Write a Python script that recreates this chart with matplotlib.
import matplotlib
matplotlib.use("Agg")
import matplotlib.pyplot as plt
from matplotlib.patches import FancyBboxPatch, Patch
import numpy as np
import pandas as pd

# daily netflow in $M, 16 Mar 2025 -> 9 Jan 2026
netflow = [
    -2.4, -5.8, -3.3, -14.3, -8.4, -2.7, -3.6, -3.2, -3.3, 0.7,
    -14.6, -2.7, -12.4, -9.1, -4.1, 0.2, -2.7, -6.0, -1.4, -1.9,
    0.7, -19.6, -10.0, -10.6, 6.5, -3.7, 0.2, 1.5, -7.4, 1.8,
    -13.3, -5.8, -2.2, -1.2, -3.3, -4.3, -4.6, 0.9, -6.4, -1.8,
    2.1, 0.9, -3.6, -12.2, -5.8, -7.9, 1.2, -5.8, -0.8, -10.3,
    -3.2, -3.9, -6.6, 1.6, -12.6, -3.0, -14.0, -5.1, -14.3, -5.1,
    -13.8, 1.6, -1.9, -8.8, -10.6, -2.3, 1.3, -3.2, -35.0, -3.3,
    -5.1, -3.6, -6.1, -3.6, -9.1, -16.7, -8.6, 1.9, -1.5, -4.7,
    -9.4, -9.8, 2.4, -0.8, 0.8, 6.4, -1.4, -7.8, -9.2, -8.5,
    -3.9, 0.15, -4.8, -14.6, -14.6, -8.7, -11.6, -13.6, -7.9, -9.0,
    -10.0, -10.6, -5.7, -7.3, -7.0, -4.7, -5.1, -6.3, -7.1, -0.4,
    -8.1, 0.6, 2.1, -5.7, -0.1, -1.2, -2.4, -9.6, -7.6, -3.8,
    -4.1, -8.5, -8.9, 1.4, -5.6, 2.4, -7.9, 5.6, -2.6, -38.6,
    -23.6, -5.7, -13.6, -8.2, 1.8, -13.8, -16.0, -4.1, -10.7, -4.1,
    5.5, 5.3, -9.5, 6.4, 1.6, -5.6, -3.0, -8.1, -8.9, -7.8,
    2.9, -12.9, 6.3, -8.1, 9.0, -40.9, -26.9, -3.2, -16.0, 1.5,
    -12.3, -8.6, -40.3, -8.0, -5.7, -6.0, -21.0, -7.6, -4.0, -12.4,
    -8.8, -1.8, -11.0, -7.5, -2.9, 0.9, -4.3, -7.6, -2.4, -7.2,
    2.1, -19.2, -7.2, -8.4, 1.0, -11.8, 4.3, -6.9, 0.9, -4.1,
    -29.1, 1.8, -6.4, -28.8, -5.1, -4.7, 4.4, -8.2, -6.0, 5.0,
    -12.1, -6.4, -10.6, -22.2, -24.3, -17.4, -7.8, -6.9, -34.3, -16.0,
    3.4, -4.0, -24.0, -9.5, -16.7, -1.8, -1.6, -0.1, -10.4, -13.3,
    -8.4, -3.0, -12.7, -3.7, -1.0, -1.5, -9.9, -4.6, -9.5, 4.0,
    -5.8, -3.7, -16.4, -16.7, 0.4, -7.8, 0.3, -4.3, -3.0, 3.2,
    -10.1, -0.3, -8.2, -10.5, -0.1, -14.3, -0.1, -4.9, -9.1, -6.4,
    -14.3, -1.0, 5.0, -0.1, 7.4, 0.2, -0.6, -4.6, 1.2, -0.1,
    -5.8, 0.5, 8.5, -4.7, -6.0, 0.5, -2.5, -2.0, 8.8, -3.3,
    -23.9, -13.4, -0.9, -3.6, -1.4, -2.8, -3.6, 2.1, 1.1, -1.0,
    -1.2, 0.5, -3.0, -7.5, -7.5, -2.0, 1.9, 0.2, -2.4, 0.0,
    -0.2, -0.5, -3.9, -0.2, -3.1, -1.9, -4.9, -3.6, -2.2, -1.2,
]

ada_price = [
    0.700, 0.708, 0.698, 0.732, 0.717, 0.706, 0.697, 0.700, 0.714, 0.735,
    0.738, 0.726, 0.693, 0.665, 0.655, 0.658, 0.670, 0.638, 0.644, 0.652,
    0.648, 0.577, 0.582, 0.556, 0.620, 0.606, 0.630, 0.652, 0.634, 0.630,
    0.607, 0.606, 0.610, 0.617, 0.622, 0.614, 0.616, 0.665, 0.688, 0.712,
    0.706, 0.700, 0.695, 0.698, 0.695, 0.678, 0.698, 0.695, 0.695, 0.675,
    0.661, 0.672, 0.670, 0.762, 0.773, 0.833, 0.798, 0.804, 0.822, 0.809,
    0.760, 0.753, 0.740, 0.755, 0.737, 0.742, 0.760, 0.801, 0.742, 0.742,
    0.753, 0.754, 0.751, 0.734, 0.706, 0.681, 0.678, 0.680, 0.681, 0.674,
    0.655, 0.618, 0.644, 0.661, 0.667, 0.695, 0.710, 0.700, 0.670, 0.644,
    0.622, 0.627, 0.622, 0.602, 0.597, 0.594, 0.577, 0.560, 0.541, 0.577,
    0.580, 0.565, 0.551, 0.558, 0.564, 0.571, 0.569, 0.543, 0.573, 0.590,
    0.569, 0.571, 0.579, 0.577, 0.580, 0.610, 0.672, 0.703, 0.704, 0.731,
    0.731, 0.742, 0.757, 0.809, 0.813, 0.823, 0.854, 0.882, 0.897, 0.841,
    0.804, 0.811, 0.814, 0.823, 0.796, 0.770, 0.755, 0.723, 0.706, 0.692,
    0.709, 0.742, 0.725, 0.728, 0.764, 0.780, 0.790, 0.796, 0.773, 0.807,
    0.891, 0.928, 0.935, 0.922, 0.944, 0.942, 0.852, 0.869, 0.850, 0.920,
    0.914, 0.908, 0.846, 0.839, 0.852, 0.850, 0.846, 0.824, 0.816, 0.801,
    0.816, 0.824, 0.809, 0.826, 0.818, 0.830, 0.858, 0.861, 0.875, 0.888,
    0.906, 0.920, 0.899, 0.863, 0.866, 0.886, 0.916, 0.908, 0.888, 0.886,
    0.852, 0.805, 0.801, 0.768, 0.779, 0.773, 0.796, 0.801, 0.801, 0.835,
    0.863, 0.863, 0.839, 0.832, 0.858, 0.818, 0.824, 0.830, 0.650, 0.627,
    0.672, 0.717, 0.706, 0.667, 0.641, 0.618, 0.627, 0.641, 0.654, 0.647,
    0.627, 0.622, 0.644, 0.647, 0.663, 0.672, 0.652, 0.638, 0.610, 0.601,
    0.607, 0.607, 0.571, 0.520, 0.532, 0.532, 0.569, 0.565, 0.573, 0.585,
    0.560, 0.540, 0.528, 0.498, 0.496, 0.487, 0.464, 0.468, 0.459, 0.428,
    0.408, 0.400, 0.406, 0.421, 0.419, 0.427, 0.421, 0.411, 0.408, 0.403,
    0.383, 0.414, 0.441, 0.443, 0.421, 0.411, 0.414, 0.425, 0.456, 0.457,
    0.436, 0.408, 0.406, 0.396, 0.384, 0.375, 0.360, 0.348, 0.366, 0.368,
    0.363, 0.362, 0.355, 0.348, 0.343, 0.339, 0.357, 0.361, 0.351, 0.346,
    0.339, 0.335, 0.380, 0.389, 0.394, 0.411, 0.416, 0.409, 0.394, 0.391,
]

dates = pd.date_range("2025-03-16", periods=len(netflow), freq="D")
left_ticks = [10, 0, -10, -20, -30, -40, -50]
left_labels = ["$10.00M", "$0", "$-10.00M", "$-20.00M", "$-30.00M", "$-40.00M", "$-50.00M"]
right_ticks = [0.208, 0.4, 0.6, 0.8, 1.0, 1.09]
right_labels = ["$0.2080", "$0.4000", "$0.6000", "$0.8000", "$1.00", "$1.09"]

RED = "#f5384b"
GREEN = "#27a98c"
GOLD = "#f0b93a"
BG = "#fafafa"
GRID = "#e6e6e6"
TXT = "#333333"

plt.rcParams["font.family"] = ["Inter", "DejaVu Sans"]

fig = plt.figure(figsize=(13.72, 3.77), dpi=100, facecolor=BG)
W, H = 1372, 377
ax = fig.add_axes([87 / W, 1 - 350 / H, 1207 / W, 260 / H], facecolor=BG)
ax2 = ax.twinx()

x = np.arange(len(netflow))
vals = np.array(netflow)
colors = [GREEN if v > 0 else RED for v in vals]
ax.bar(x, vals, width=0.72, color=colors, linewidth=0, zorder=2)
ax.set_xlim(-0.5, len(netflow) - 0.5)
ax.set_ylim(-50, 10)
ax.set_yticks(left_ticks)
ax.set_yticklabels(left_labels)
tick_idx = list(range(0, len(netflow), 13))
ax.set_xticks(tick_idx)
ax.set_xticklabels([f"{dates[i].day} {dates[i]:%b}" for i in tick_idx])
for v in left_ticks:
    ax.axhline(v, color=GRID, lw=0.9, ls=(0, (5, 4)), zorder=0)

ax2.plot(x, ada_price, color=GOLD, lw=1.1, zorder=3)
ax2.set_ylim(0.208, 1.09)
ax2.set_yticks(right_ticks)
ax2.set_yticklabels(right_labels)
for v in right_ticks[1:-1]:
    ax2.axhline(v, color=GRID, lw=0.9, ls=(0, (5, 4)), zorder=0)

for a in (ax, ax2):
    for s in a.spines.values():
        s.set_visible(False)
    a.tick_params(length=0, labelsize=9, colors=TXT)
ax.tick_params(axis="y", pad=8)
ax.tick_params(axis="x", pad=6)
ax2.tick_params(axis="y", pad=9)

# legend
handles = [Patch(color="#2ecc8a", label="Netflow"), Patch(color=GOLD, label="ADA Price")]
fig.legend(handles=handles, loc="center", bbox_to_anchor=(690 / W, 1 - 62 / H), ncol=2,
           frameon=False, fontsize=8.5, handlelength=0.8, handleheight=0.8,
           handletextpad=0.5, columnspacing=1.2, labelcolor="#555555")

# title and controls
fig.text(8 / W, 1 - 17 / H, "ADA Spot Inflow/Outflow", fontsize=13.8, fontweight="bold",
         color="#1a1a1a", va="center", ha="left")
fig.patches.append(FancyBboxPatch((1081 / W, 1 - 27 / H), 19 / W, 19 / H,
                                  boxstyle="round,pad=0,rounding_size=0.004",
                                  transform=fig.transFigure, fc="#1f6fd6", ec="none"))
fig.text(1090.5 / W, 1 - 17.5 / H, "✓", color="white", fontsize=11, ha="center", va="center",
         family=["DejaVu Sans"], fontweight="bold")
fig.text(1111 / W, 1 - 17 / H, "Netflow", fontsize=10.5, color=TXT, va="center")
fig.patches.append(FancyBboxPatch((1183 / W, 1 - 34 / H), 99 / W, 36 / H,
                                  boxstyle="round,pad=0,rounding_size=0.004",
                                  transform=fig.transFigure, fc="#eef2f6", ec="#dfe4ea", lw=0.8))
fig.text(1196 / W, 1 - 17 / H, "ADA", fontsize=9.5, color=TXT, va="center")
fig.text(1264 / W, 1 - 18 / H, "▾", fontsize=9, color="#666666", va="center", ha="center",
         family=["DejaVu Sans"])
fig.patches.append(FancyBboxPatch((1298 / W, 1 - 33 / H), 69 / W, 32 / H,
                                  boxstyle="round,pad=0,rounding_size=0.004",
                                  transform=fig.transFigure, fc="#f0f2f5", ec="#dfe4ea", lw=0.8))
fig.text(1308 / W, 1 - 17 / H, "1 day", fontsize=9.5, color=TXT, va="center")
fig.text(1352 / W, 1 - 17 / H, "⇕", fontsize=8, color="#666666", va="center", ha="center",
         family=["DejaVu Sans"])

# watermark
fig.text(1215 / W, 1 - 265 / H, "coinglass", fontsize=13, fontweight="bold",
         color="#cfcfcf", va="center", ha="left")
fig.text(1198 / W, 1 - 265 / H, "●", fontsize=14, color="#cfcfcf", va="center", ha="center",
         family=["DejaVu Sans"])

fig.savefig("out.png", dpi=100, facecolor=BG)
......
WRITTEN PROBLEM
In the listing above, please print only the lines from the first one to the line where "import pandas as pd" appears, exactly as written, both of those lines included.

THE REPLY
Write a Python script that recreates this chart with matplotlib.
import matplotlib
matplotlib.use("Agg")
import matplotlib.pyplot as plt
from matplotlib.patches import FancyBboxPatch, Patch
import numpy as np
import pandas as pd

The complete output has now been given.